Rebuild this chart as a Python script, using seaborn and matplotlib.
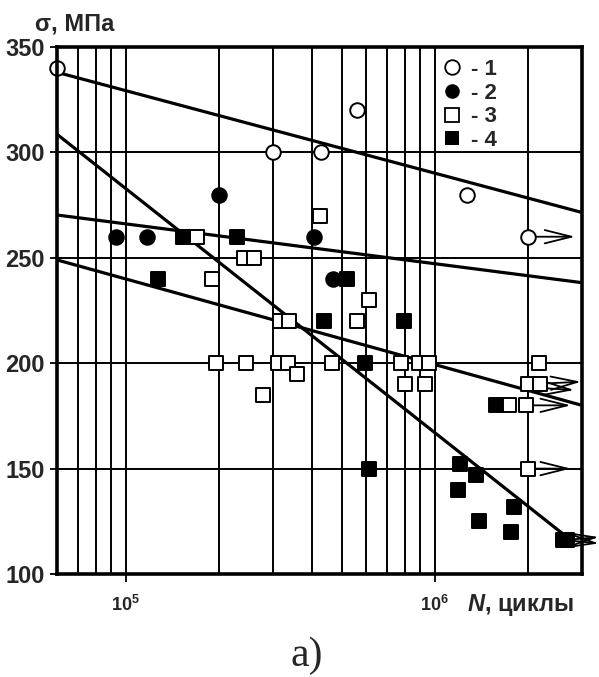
import matplotlib
matplotlib.use("Agg")
import matplotlib.pyplot as plt
import numpy as np
import pandas as pd
import seaborn as sns
from matplotlib.lines import Line2D
from matplotlib.ticker import FixedLocator, NullFormatter

# ---- fatigue test results: cycles to failure N and stress amplitude sigma (MPa) ----
s1_N = [6.0e4, 3.0e5, 4.3e5, 5.6e5, 1.27e6, 2.0e6]
s1_S = [340, 300, 300, 320, 280, 260]

s2_N = [9.3e4, 1.17e5, 2.0e5, 4.08e5, 4.7e5]
s2_S = [260, 260, 280, 260, 240]

s3_N = [1.70e5, 2.42e5, 2.61e5, 1.90e5, 4.25e5, 6.15e5, 5.6e5, 3.17e5, 3.38e5,
        1.96e5, 2.45e5, 3.12e5, 3.36e5, 3.58e5, 2.79e5, 4.66e5, 7.76e5, 8.89e5,
        9.6e5, 8.05e5, 9.3e5, 2.18e6, 2.0e6, 2.19e6, 1.74e6, 1.97e6, 2.0e6]
s3_S = [260, 250, 250, 240, 270, 230, 220, 220, 220,
        200, 200, 200, 200, 195, 185, 200, 200, 200,
        200, 190, 190, 200, 190, 190, 180, 180, 150]

s4_N = [1.53e5, 2.30e5, 1.27e5, 5.21e5, 4.4e5, 7.95e5, 5.94e5, 6.12e5, 1.58e6,
        1.21e6, 1.36e6, 1.19e6, 1.81e6, 1.39e6, 1.77e6, 2.60e6, 2.68e6]
s4_S = [260, 260, 240, 240, 220, 220, 200, 150, 180,
        152, 147, 140, 132, 125, 120, 116, 116]

# regression lines (end points)
fit_N0 = [6.0e4, 6.0e4, 6.0e4, 6.0e4]
fit_S0 = [338.0, 308.6, 270.3, 249.0]
fit_N1 = [3.0e6, 2.63e6, 3.0e6, 3.0e6]
fit_S1 = [271.5, 118.5, 238.2, 180.0]

# run-out specimens (did not fail): start -> arrow tip
run_N0 = [2.0e6, 2.0e6, 2.05e6, 1.97e6, 2.0e6, 2.60e6, 2.68e6]
run_S0 = [260, 190, 188.5, 180, 150, 116, 116]
run_N1 = [2.85e6, 2.98e6, 2.83e6, 2.76e6, 2.76e6, 3.4e6, 3.4e6]
run_S1 = [260, 191.2, 187.3, 180, 150, 117.5, 114.5]

legend_labels = ["- 1", "- 2", "- 3", "- 4"]
y_ticks = [100, 150, 200, 250, 300, 350]
x_major = [1e5, 1e6]
x_major_labels = [r"$10^{5}$", r"$10^{6}$"]

sns.set_theme(style="white")
plt.rcParams["font.family"] = ["Liberation Sans", "DejaVu Sans"]
plt.rcParams["mathtext.fontset"] = "custom"
plt.rcParams["mathtext.rm"] = "Liberation Sans:bold"
plt.rcParams["mathtext.bf"] = "Liberation Sans:bold"
plt.rcParams["mathtext.it"] = "Liberation Sans:bold:italic"

W, H = 599, 677
fig = plt.figure(figsize=(W / 100, H / 100), dpi=100)
ax = fig.add_axes([57 / W, 1 - 574 / H, (582 - 57) / W, (574 - 47) / H])
ax.set_xscale("log")
ax.set_xlim(6e4, 3e6)
ax.set_ylim(100, 350)

# grid
ax.xaxis.set_major_locator(FixedLocator(x_major))
ax.xaxis.set_minor_locator(FixedLocator(
    [m * 10 ** e for e in (4, 5, 6) for m in range(2, 10)]))
ax.xaxis.set_minor_formatter(NullFormatter())
ax.set_xticklabels(x_major_labels)
ax.set_yticks(y_ticks)
ax.set_yticklabels([str(v) for v in y_ticks])
ax.grid(True, which="both", axis="x", color="black", lw=1.4)
ax.grid(True, which="major", axis="y", color="black", lw=1.4)
ax.set_axisbelow(True)

ax.tick_params(axis="x", which="major", direction="out", length=6, width=1.3,
               color="black", pad=9, labelsize=13, bottom=True)
ax.tick_params(axis="x", which="minor", length=0)
ax.tick_params(axis="y", which="major", direction="out", length=5, width=1.3,
               color="black", pad=4, labelsize=17, left=True)
for lab in ax.get_yticklabels():
    lab.set_fontweight("bold")
for sp in ax.spines.values():
    sp.set_color("black")
    sp.set_linewidth(2.6)
    sp.set_zorder(6)

# regression lines
for i in range(len(fit_N0)):
    df_line = pd.DataFrame({"N": [fit_N0[i], fit_N1[i]],
                            "S": [fit_S0[i], fit_S1[i]]})
    sns.lineplot(data=df_line, x="N", y="S", ax=ax, color="black", lw=2.3,
                 sort=False, estimator=None, zorder=3, legend=False)

# run-out arrows
for n0, s0, n1, s1 in zip(run_N0, run_S0, run_N1, run_S1):
    ax.annotate("", xy=(n1, s1), xytext=(n0, s0), xycoords="data",
                annotation_clip=False,
                arrowprops=dict(arrowstyle="->,head_length=1.6,head_width=0.4",
                                lw=1.3, color="black", shrinkA=0, shrinkB=0),
                zorder=4)

# data points
styles = [
    (s1_N, s1_S, "o", "white"),
    (s2_N, s2_S, "o", "black"),
    (s3_N, s3_S, "s", "white"),
    (s4_N, s4_S, "s", "black"),
]
for n, s, mk, fc in styles:
    df = pd.DataFrame({"N": n, "S": s})
    sns.scatterplot(data=df, x="N", y="S", ax=ax, marker=mk, s=110,
                    color=fc, edgecolor="black", linewidth=1.4, zorder=5,
                    legend=False, clip_on=False)

ax.set_xlabel("")
ax.set_ylabel("")

handles = [Line2D([], [], ls="none", marker=mk, markersize=10.5,
                  markerfacecolor=fc, markeredgecolor="black",
                  markeredgewidth=1.3 if fc == "white" else 0)
           for _, _, mk, fc in styles]
ax.legend(handles, legend_labels, loc="upper left",
          bbox_to_anchor=(443 / W, 1 - 59 / H), bbox_transform=fig.transFigure,
          frameon=False, prop={"weight": "bold", "size": 16},
          handlelength=0.8, handletextpad=0.45, labelspacing=0.12,
          borderpad=0, borderaxespad=0)

fig.text(35 / W, 1 - 30 / H, "σ, МПа", fontsize=17, fontweight="bold",
         ha="left", va="baseline")
fig.text(467 / W, 1 - 611 / H, r"$N$, циклы", fontsize=17, fontweight="bold",
         ha="left", va="baseline")
fig.text(307 / W, 1 - 666 / H, "а)", fontsize=30, family="Liberation Serif",
         ha="center", va="baseline")

fig.savefig("out.png", dpi=100)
===
# TASK TO COMPLETE
Your copy of the data above should match it exactly, except that pictures are left out.

# COMPLETE ANSWER
Rebuild this chart as a Python script, using seaborn and matplotlib.
import matplotlib
matplotlib.use("Agg")
import matplotlib.pyplot as plt
import numpy as np
import pandas as pd
import seaborn as sns
from matplotlib.lines import Line2D
from matplotlib.ticker import FixedLocator, NullFormatter

# ---- fatigue test results: cycles to failure N and stress amplitude sigma (MPa) ----
s1_N = [6.0e4, 3.0e5, 4.3e5, 5.6e5, 1.27e6, 2.0e6]
s1_S = [340, 300, 300, 320, 280, 260]

s2_N = [9.3e4, 1.17e5, 2.0e5, 4.08e5, 4.7e5]
s2_S = [260, 260, 280, 260, 240]

s3_N = [1.70e5, 2.42e5, 2.61e5, 1.90e5, 4.25e5, 6.15e5, 5.6e5, 3.17e5, 3.38e5,
        1.96e5, 2.45e5, 3.12e5, 3.36e5, 3.58e5, 2.79e5, 4.66e5, 7.76e5, 8.89e5,
        9.6e5, 8.05e5, 9.3e5, 2.18e6, 2.0e6, 2.19e6, 1.74e6, 1.97e6, 2.0e6]
s3_S = [260, 250, 250, 240, 270, 230, 220, 220, 220,
        200, 200, 200, 200, 195, 185, 200, 200, 200,
        200, 190, 190, 200, 190, 190, 180, 180, 150]

s4_N = [1.53e5, 2.30e5, 1.27e5, 5.21e5, 4.4e5, 7.95e5, 5.94e5, 6.12e5, 1.58e6,
        1.21e6, 1.36e6, 1.19e6, 1.81e6, 1.39e6, 1.77e6, 2.60e6, 2.68e6]
s4_S = [260, 260, 240, 240, 220, 220, 200, 150, 180,
        152, 147, 140, 132, 125, 120, 116, 116]

# regression lines (end points)
fit_N0 = [6.0e4, 6.0e4, 6.0e4, 6.0e4]
fit_S0 = [338.0, 308.6, 270.3, 249.0]
fit_N1 = [3.0e6, 2.63e6, 3.0e6, 3.0e6]
fit_S1 = [271.5, 118.5, 238.2, 180.0]

# run-out specimens (did not fail): start -> arrow tip
run_N0 = [2.0e6, 2.0e6, 2.05e6, 1.97e6, 2.0e6, 2.60e6, 2.68e6]
run_S0 = [260, 190, 188.5, 180, 150, 116, 116]
run_N1 = [2.85e6, 2.98e6, 2.83e6, 2.76e6, 2.76e6, 3.4e6, 3.4e6]
run_S1 = [260, 191.2, 187.3, 180, 150, 117.5, 114.5]

legend_labels = ["- 1", "- 2", "- 3", "- 4"]
y_ticks = [100, 150, 200, 250, 300, 350]
x_major = [1e5, 1e6]
x_major_labels = [r"$10^{5}$", r"$10^{6}$"]

sns.set_theme(style="white")
plt.rcParams["font.family"] = ["Liberation Sans", "DejaVu Sans"]
plt.rcParams["mathtext.fontset"] = "custom"
plt.rcParams["mathtext.rm"] = "Liberation Sans:bold"
plt.rcParams["mathtext.bf"] = "Liberation Sans:bold"
plt.rcParams["mathtext.it"] = "Liberation Sans:bold:italic"

W, H = 599, 677
fig = plt.figure(figsize=(W / 100, H / 100), dpi=100)
ax = fig.add_axes([57 / W, 1 - 574 / H, (582 - 57) / W, (574 - 47) / H])
ax.set_xscale("log")
ax.set_xlim(6e4, 3e6)
ax.set_ylim(100, 350)

# grid
ax.xaxis.set_major_locator(FixedLocator(x_major))
ax.xaxis.set_minor_locator(FixedLocator(
    [m * 10 ** e for e in (4, 5, 6) for m in range(2, 10)]))
ax.xaxis.set_minor_formatter(NullFormatter())
ax.set_xticklabels(x_major_labels)
ax.set_yticks(y_ticks)
ax.set_yticklabels([str(v) for v in y_ticks])
ax.grid(True, which="both", axis="x", color="black", lw=1.4)
ax.grid(True, which="major", axis="y", color="black", lw=1.4)
ax.set_axisbelow(True)

ax.tick_params(axis="x", which="major", direction="out", length=6, width=1.3,
               color="black", pad=9, labelsize=13, bottom=True)
ax.tick_params(axis="x", which="minor", length=0)
ax.tick_params(axis="y", which="major", direction="out", length=5, width=1.3,
               color="black", pad=4, labelsize=17, left=True)
for lab in ax.get_yticklabels():
    lab.set_fontweight("bold")
for sp in ax.spines.values():
    sp.set_color("black")
    sp.set_linewidth(2.6)
    sp.set_zorder(6)

# regression lines
for i in range(len(fit_N0)):
    df_line = pd.DataFrame({"N": [fit_N0[i], fit_N1[i]],
                            "S": [fit_S0[i], fit_S1[i]]})
    sns.lineplot(data=df_line, x="N", y="S", ax=ax, color="black", lw=2.3,
                 sort=False, estimator=None, zorder=3, legend=False)

# run-out arrows
for n0, s0, n1, s1 in zip(run_N0, run_S0, run_N1, run_S1):
    ax.annotate("", xy=(n1, s1), xytext=(n0, s0), xycoords="data",
                annotation_clip=False,
                arrowprops=dict(arrowstyle="->,head_length=1.6,head_width=0.4",
                                lw=1.3, color="black", shrinkA=0, shrinkB=0),
                zorder=4)

# data points
styles = [
    (s1_N, s1_S, "o", "white"),
    (s2_N, s2_S, "o", "black"),
    (s3_N, s3_S, "s", "white"),
    (s4_N, s4_S, "s", "black"),
]
for n, s, mk, fc in styles:
    df = pd.DataFrame({"N": n, "S": s})
    sns.scatterplot(data=df, x="N", y="S", ax=ax, marker=mk, s=110,
                    color=fc, edgecolor="black", linewidth=1.4, zorder=5,
                    legend=False, clip_on=False)

ax.set_xlabel("")
ax.set_ylabel("")

handles = [Line2D([], [], ls="none", marker=mk, markersize=10.5,
                  markerfacecolor=fc, markeredgecolor="black",
                  markeredgewidth=1.3 if fc == "white" else 0)
           for _, _, mk, fc in styles]
ax.legend(handles, legend_labels, loc="upper left",
          bbox_to_anchor=(443 / W, 1 - 59 / H), bbox_transform=fig.transFigure,
          frameon=False, prop={"weight": "bold", "size": 16},
          handlelength=0.8, handletextpad=0.45, labelspacing=0.12,
          borderpad=0, borderaxespad=0)

fig.text(35 / W, 1 - 30 / H, "σ, МПа", fontsize=17, fontweight="bold",
         ha="left", va="baseline")
fig.text(467 / W, 1 - 611 / H, r"$N$, циклы", fontsize=17, fontweight="bold",
         ha="left", va="baseline")
fig.text(307 / W, 1 - 666 / H, "а)", fontsize=30, family="Liberation Serif",
         ha="center", va="baseline")

fig.savefig("out.png", dpi=100)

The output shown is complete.